主要设置同步模式为fast模式,网络id为1,缓存的值,gas的值,及交易池的默认配置

makeConfigNode方法中还有一个从配置文件加载配置的逻辑

// Load config file.
	if file := ctx.GlobalString(configFileFlag.Name); file != "" {
		if err := loadConfig(file, &cfg); err != nil {
			utils.Fatalf("%v", err)
		}
	}

这个配置文件是一个toml的格式的文件,使用了第三方库github.com/naoina/toml,解析toml的库有很多,除了这个,还有另外一个库也挺好用,推荐给大家https://github.com/BurntSushi/toml

配置加载后,就调用stack, err := node.New(&cfg.Node) 初始一个node实例,即进入了node目录下的node.go文件,把New方法放这种规范的文件里,也是不错的规范。
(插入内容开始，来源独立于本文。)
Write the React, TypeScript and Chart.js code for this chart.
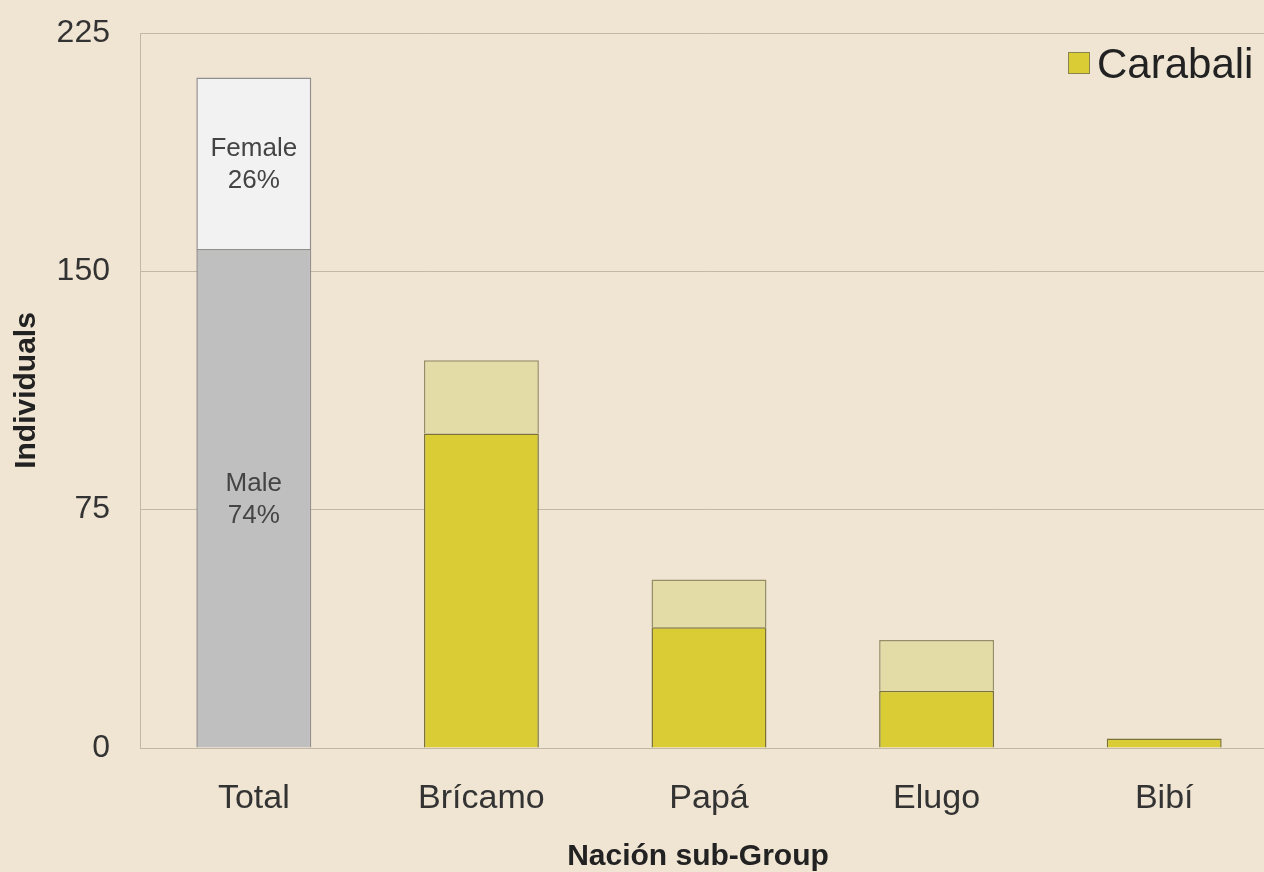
import { useEffect, useRef } from "react";
import { Chart, registerables } from "chart.js";

Chart.register(...registerables);

const categories = ["Total", "Brícamo", "Papá", "Elugo", "Bibí"];
const maleValues = [157, 99, 38, 18, 3];
const femaleValues = [54, 23, 15, 16, 0];
const yTickValues = [0, 75, 150, 225];
const legendLabel = "Carabali";
const totalSegmentNames = ["Male", "Female"];
const xTitle = "Nación sub-Group";
const yTitle = "Individuals";

const BG = "#f0e5d3";
const GRID = "#c2b8a6";
const FONT = "'Liberation Sans', Arial, Helvetica, sans-serif";

const maleColors = categories.map((_, i) => (i === 0 ? "#bfbfbf" : "#dacc35"));
const femaleColors = categories.map((_, i) => (i === 0 ? "#f2f2f2" : "#e4dca7"));
const maleBorders = categories.map((_, i) => (i === 0 ? "#8f8f8f" : "#7a7236"));
const femaleBorders = categories.map((_, i) => (i === 0 ? "#8f8f8f" : "#948d66"));

const bgPlugin = {
  id: "bgPlugin",
  beforeDraw(chart: any) {
    const { ctx, width, height } = chart;
    ctx.save();
    ctx.fillStyle = BG;
    ctx.fillRect(0, 0, width, height);
    ctx.restore();
  },
};

const totalLabelPlugin = {
  id: "totalLabelPlugin",
  afterDatasetsDraw(chart: any) {
    const { ctx } = chart;
    const total = maleValues[0] + femaleValues[0];
    const segs = [
      { ds: 0, name: totalSegmentNames[0], val: maleValues[0] },
      { ds: 1, name: totalSegmentNames[1], val: femaleValues[0] },
    ];
    ctx.save();
    ctx.fillStyle = "#444";
    ctx.font = `26px ${FONT}`;
    ctx.textAlign = "center";
    ctx.textBaseline = "middle";
    segs.forEach((s) => {
      const el = chart.getDatasetMeta(s.ds).data[0];
      if (!el) return;
      const cy = (el.y + el.base) / 2 + 2;
      const pct = Math.round((s.val / total) * 100) + "%";
      ctx.fillText(s.name, el.x, cy - 16);
      ctx.fillText(pct, el.x, cy + 16);
    });
    ctx.restore();
  },
};

const xTitlePlugin = {
  id: "xTitlePlugin",
  afterDraw(chart: any) {
    const { ctx } = chart;
    const area = chart.chartArea;
    ctx.save();
    ctx.fillStyle = "#222";
    ctx.font = `bold 30px ${FONT}`;
    ctx.textAlign = "center";
    ctx.textBaseline = "middle";
    ctx.fillText(xTitle, (area.left + area.right) / 2 - 11, 857);
    ctx.restore();
  },
};

const legendPlugin = {
  id: "legendPlugin",
  afterDraw(chart: any) {
    const { ctx } = chart;
    ctx.save();
    ctx.fillStyle = maleColors[1];
    ctx.strokeStyle = "#8a8450";
    ctx.lineWidth = 1;
    ctx.fillRect(1068, 52, 21, 21);
    ctx.strokeRect(1068.5, 52.5, 21, 21);
    ctx.fillStyle = "#222";
    ctx.font = `42px ${FONT}`;
    ctx.textAlign = "left";
    ctx.textBaseline = "middle";
    ctx.fillText(legendLabel, 1097, 66);
    ctx.restore();
  },
};

export default function App() {
  const ref = useRef<HTMLCanvasElement | null>(null);

  useEffect(() => {
    if (!ref.current) return;
    const chart = new Chart(ref.current, {
      type: "bar",
      data: {
        labels: categories,
        datasets: [
          {
            label: "Male",
            data: maleValues,
            backgroundColor: maleColors,
            borderColor: maleBorders,
            borderWidth: 1.5,
            categoryPercentage: 1,
            barPercentage: 0.505,
          },
          {
            label: "Female",
            data: femaleValues,
            backgroundColor: femaleColors,
            borderColor: femaleBorders,
            borderWidth: 1.5,
            categoryPercentage: 1,
            barPercentage: 0.505,
          },
        ],
      },
      plugins: [bgPlugin, totalLabelPlugin, legendPlugin, xTitlePlugin],
      options: {
        responsive: false,
        animation: false,
        layout: { padding: { top: 33, left: 0, right: 0, bottom: 0 } },
        plugins: {
          legend: { display: false },
          tooltip: { enabled: false },
        },
        scales: {
          x: {
            stacked: true,
            grid: { display: false, drawTicks: false },
            border: { display: true, color: GRID, width: 1 },
            ticks: {
              padding: 30,
              color: "#333",
              font: { family: FONT, size: 34 },
            },
            afterFit(scale: any) {
              scale.height = 124;
              scale.paddingLeft = 0;
              scale.paddingRight = 0;
            },
          },
          y: {
            stacked: true,
            min: 0,
            max: 225,
            afterBuildTicks(scale: any) {
              scale.ticks = yTickValues.map((v) => ({ value: v }));
            },
            grid: { color: GRID, lineWidth: 1, drawTicks: false },
            border: { display: true, color: GRID, width: 1 },
            ticks: {
              padding: 30,
              color: "#333",
              font: { family: FONT, size: 32 },
            },
            title: {
              display: true,
              text: yTitle,
              color: "#222",
              font: { family: FONT, size: 30, weight: "bold", lineHeight: 1 },
              padding: { top: 12, bottom: 0 },
            },
            afterFit(scale: any) {
              scale.width = 140;
              scale.paddingTop = 0;
              scale.paddingBottom = 0;
            },
          },
        },
      },
    });
    return () => chart.destroy();
  }, []);

  return (
    <div
      style={{
        position: "fixed",
        left: 0,
        top: 0,
        width: 1264,
        height: 872,
        overflow: "hidden",
        background: BG,
      }}
    >
      <canvas ref={ref} width={1278} height={872} style={{ display: "block" }} />
    </div>
  );
}
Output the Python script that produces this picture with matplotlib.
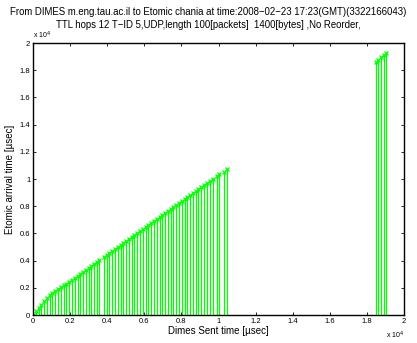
import matplotlib
matplotlib.use("Agg")
import matplotlib.pyplot as plt

plt.rcParams['font.family'] = ['Liberation Sans', 'DejaVu Sans']

sent_1 = [0, 150, 300, 450, 600, 750, 900, 1050, 1200, 1350, 1500, 1650, 1800, 1950,
          2100, 2250, 2400, 2550, 2700, 2850, 3000, 3150, 3300, 3450, 3580]
arrival_1 = [20, 270, 520, 760, 1000, 1220, 1450, 1620, 1770, 1910, 2040, 2170, 2300, 2440,
             2580, 2720, 2870, 3010, 3160, 3300, 3450, 3600, 3750, 3890, 4020]
sent_2 = [3820, 3970, 4120, 4270, 4420, 4570, 4720, 4870, 5020, 5170, 5320, 5470, 5620,
          5770, 5920, 6070, 6220, 6370, 6520, 6670, 6820, 6970, 7120, 7270, 7420, 7570,
          7720, 7870, 8020, 8170, 8320, 8470, 8620, 8770, 8920, 9070, 9220, 9370, 9520, 9680]
arrival_2 = [4275, 4421, 4567, 4713, 4860, 5006, 5152, 5298, 5445, 5591, 5737, 5883, 6030,
             6176, 6322, 6468, 6615, 6761, 6907, 7053, 7200, 7346, 7492, 7638, 7785, 7931,
             8077, 8223, 8370, 8516, 8662, 8808, 8955, 9101, 9247, 9393, 9540, 9686, 9832, 9988]
sent_3 = [9900, 10050, 10270, 10470]
arrival_3 = [10190, 10340, 10550, 10750]
sent_4 = [18480, 18620, 18760, 18900, 19020]
arrival_4 = [18600, 18780, 18950, 19120, 19290]

sent = sent_1 + sent_2 + sent_3 + sent_4
arrival = arrival_1 + arrival_2 + arrival_3 + arrival_4

tick_vals = [0, 2000, 4000, 6000, 8000, 10000, 12000, 14000, 16000, 18000, 20000]
tick_labels = ['0', '0.2', '0.4', '0.6', '0.8', '1', '1.2', '1.4', '1.6', '1.8', '2']

fig = plt.figure(figsize=(4.17, 3.43), dpi=100)
ax = fig.add_axes([33/417, 28/343, 371/417, 272/343])

green = '#00ff00'
ax.vlines(sent, 0, arrival, colors=green, linewidth=0.9)
ax.plot(sent, arrival, linestyle='none', marker='x', color=green, markersize=3,
        markeredgewidth=0.9)

ax.set_xlim(0, 20000)
ax.set_ylim(0, 20000)
ax.set_xticks(tick_vals)
ax.set_xticklabels(tick_labels)
ax.set_yticks(tick_vals)
ax.set_yticklabels(tick_labels)
ax.tick_params(direction='in', length=2.5, width=0.6, labelsize=5.5, top=True, right=True,
               pad=2)
for s in ax.spines.values():
    s.set_linewidth(1.0)

ax.set_xlabel('Dimes Sent time [\u00b5sec]', fontsize=7, labelpad=1)
ax.set_ylabel('Etomic arrival time [\u00b5sec]', fontsize=7, labelpad=3)

ax.text(0.0, 1.008, r'x 10$^{4}$', transform=ax.transAxes, fontsize=5, ha='left', va='bottom')
fig.text(404/417, 1 - 335/343, r'x 10$^{4}$', fontsize=5, ha='right', va='center')

fig.text(0.5, 1 - 12/343, 'From DIMES m.eng.tau.ac.il to Etomic chania at time:2008\u221202\u221223 17:23(GMT)(3322166043)',
         fontsize=6.95, ha='center', va='center')
fig.text(0.5, 1 - 25/343, 'TTL hops 12 T\u2212ID 5,UDP,length 100[packets]  1400[bytes] ,No Reorder,',
         fontsize=6.95, ha='center', va='center')

fig.savefig('out.png', dpi=100)
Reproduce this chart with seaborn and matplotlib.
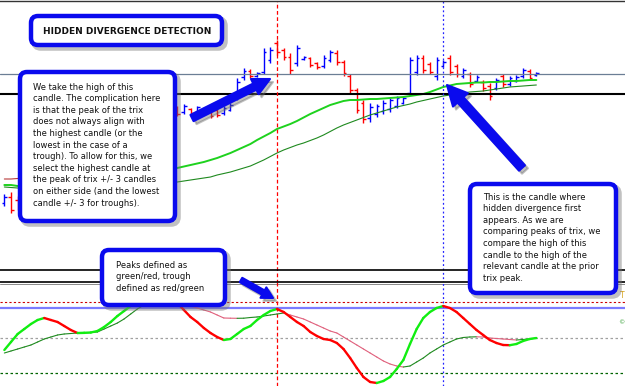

返回node实例即配置信息后,即执行utils.RegisterEthService(stack, &cfg.Eth) 注册ethereum服务,注册逻辑就是将下面的方法注册到serviceFuns数组里

func(ctx *node.ServiceContext) (node.Service, error) {
  fullNode, err := eth.New(ctx, cfg)
  if fullNode != nil && cfg.LightServ > 0 {
    ls, _ := les.NewLesServer(fullNode, cfg)
    fullNode.AddLesServer(ls)
  }
  return fullNode, err
}

这个方法有个很重要的一行代码fullNode, err := eth.New(ctx, cfg),即创建一个ethereum实例,下面主要代码分析。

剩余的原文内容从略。